The dominant US sovereigntist perspective is currently that of Trumpism and has three dimensions:
- World order and peace is best secured by sovereign states looking after themselves, as opposed to the rules-based international order of interdependent and integrated countries.
- The needs of the American people come first before any other concern of government. Any other prioritization violates the sovereignty of the people.
- Sovereigntism is used partisan weapon, where anyone who differs with Trumpian formulations of sovereignty are identified as political enemies.

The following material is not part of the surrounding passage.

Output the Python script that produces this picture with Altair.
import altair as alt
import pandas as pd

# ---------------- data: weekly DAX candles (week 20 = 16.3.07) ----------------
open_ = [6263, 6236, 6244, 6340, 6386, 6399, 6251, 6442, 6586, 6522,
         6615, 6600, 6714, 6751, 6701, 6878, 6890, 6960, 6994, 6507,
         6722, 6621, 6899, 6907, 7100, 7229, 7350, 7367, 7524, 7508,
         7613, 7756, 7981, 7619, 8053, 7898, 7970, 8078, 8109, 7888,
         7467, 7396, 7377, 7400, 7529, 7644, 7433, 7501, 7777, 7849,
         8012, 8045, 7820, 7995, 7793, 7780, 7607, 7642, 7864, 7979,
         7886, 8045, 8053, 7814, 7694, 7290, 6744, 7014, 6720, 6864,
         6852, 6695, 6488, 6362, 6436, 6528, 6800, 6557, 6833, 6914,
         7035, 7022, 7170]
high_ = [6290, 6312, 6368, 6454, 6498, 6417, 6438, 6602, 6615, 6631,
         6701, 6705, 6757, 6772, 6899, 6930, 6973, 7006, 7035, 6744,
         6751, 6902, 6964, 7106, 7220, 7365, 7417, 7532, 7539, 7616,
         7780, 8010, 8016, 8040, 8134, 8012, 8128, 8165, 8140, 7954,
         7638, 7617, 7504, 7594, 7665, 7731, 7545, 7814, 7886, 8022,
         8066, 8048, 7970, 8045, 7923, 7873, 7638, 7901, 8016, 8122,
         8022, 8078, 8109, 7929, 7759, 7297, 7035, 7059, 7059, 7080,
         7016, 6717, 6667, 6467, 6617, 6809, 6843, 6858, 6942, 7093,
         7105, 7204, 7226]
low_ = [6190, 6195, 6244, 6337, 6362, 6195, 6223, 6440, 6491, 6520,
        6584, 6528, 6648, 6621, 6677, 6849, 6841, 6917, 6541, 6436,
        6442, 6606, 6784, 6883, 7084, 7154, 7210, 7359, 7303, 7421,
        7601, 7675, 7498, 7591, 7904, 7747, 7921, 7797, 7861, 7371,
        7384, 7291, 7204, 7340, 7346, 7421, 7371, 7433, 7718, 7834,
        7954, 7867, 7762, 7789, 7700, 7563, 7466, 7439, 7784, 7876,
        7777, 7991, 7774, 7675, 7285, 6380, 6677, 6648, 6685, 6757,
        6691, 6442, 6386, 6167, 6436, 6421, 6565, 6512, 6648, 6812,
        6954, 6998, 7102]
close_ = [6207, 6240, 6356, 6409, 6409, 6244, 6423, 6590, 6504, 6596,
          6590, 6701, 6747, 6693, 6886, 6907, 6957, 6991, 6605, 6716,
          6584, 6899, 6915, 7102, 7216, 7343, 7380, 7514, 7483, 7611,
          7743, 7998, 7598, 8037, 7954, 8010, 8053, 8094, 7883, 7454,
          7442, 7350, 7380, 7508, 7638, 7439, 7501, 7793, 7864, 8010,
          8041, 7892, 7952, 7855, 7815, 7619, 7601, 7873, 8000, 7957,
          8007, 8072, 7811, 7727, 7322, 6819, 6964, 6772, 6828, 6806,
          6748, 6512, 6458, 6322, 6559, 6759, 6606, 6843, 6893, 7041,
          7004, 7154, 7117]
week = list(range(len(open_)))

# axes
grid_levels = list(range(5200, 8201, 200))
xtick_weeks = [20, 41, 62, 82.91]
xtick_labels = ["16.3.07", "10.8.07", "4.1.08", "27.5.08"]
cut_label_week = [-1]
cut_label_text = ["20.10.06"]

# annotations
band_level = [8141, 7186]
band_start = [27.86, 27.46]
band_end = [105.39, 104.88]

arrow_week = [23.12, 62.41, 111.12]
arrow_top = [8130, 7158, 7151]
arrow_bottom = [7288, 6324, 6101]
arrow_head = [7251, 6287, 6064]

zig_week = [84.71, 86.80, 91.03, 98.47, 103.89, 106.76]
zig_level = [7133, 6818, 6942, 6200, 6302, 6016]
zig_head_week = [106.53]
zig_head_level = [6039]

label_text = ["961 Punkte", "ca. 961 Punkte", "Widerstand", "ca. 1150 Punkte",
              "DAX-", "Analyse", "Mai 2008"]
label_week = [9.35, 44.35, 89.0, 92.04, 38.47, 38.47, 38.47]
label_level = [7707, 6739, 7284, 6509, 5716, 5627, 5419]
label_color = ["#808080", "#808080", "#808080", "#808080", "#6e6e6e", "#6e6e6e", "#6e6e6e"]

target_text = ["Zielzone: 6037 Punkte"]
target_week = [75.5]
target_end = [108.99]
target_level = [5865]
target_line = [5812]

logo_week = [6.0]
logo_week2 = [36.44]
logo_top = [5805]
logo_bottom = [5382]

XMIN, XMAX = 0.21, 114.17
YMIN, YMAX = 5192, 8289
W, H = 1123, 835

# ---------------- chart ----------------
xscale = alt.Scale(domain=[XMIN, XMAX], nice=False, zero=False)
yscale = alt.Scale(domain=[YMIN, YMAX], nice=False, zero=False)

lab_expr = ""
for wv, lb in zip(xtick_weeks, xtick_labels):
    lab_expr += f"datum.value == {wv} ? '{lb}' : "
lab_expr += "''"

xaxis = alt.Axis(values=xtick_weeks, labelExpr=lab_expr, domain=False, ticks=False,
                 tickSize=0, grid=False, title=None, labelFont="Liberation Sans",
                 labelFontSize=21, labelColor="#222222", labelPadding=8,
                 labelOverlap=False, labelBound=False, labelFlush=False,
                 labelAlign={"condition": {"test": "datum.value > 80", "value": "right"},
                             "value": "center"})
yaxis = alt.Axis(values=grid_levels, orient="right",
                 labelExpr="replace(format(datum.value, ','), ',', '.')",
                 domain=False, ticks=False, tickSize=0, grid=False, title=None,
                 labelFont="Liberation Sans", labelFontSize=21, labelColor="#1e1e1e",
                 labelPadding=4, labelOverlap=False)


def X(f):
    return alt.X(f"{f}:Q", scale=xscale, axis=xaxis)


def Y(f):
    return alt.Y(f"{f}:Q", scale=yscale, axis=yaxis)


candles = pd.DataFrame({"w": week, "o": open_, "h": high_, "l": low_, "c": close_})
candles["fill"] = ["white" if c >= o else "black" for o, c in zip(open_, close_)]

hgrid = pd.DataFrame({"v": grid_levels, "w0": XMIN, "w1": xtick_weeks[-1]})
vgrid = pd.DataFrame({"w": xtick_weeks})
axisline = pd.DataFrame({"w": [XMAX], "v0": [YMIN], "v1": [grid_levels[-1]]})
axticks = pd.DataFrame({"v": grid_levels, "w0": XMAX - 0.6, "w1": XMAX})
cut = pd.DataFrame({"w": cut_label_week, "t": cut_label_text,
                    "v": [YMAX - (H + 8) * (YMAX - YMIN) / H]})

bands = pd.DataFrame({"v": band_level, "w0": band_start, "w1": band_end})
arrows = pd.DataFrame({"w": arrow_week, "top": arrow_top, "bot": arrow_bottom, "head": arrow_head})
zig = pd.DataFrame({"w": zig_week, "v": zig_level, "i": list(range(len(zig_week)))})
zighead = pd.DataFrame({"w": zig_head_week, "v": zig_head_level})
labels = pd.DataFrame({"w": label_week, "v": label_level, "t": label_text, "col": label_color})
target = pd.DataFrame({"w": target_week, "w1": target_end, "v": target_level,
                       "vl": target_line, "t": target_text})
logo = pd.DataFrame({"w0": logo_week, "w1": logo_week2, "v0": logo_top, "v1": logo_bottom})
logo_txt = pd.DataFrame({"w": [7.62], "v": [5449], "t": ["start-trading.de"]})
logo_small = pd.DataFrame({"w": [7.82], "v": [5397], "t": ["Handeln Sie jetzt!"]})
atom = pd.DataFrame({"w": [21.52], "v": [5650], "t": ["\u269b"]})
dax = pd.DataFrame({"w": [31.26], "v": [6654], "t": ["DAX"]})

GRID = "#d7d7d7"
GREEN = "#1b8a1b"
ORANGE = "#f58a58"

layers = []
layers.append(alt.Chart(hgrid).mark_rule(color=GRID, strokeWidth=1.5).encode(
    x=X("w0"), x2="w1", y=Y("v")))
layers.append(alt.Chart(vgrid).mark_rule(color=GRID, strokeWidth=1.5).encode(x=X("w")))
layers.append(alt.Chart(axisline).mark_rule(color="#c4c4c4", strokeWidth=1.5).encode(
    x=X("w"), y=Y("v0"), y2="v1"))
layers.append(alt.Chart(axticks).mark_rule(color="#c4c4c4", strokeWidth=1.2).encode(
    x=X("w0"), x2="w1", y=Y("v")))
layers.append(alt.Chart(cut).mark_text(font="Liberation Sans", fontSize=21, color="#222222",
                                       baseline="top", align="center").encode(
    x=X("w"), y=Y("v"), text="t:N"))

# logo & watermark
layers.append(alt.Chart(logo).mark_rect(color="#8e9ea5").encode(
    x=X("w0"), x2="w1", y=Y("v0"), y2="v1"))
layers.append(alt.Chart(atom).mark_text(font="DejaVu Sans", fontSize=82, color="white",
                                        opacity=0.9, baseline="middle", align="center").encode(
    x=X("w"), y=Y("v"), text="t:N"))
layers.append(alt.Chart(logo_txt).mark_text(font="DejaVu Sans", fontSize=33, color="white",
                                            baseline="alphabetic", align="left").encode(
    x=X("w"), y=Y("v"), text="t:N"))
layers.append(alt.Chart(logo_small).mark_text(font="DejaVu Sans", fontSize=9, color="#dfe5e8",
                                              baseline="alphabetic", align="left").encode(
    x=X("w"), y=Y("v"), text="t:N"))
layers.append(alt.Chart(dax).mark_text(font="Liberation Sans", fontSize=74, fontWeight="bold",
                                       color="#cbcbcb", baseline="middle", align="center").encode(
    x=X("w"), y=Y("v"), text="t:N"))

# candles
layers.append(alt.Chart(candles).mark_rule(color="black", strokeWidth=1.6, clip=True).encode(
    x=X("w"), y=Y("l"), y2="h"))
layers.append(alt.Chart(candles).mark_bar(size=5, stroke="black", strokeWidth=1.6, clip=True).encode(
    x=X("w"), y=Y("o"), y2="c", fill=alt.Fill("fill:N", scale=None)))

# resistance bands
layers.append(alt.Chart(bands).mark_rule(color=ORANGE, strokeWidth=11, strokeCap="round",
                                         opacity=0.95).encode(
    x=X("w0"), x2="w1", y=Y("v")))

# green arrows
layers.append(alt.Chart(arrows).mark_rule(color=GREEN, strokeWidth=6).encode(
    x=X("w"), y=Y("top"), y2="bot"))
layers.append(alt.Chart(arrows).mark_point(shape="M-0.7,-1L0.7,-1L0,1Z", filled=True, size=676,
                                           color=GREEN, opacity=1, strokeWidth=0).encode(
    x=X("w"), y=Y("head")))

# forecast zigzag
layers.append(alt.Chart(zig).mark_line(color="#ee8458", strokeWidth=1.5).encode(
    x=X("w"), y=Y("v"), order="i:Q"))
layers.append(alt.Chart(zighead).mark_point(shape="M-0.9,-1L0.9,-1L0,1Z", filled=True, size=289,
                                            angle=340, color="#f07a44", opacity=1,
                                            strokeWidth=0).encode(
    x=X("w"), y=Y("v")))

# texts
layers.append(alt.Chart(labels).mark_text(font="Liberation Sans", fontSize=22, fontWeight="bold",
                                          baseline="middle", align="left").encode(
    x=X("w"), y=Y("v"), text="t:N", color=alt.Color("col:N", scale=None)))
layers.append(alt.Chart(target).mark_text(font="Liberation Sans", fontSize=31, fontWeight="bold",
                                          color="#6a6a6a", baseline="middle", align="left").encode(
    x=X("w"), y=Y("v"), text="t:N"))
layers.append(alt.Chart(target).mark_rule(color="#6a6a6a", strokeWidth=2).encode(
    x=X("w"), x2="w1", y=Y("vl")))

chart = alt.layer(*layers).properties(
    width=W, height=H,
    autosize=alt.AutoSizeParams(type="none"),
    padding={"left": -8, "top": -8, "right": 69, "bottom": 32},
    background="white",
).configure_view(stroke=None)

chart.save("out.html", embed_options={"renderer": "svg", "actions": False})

A more extreme conservative view of popular sovereignty involves a radical unwinding of centralized government and an expansion of regional sovereignty, where freedoms are controlled at the local level, not adjudicated at the federal level. From the perspective of the Tea Party and continuing among followers of Trumpism, the populist concept of the sovereign people refers exclusively to a specifically defined community that "invites people of different backgrounds to unite under a common 'American' sense of self". Similar to the perspective of Putinism, those individuals who maintain a separate minority identity are not only excluded, but are regarded as a threat to the majority's sovereignty, especially when they seek legal redress for violation of their human rights as defined by constitutional and international norms.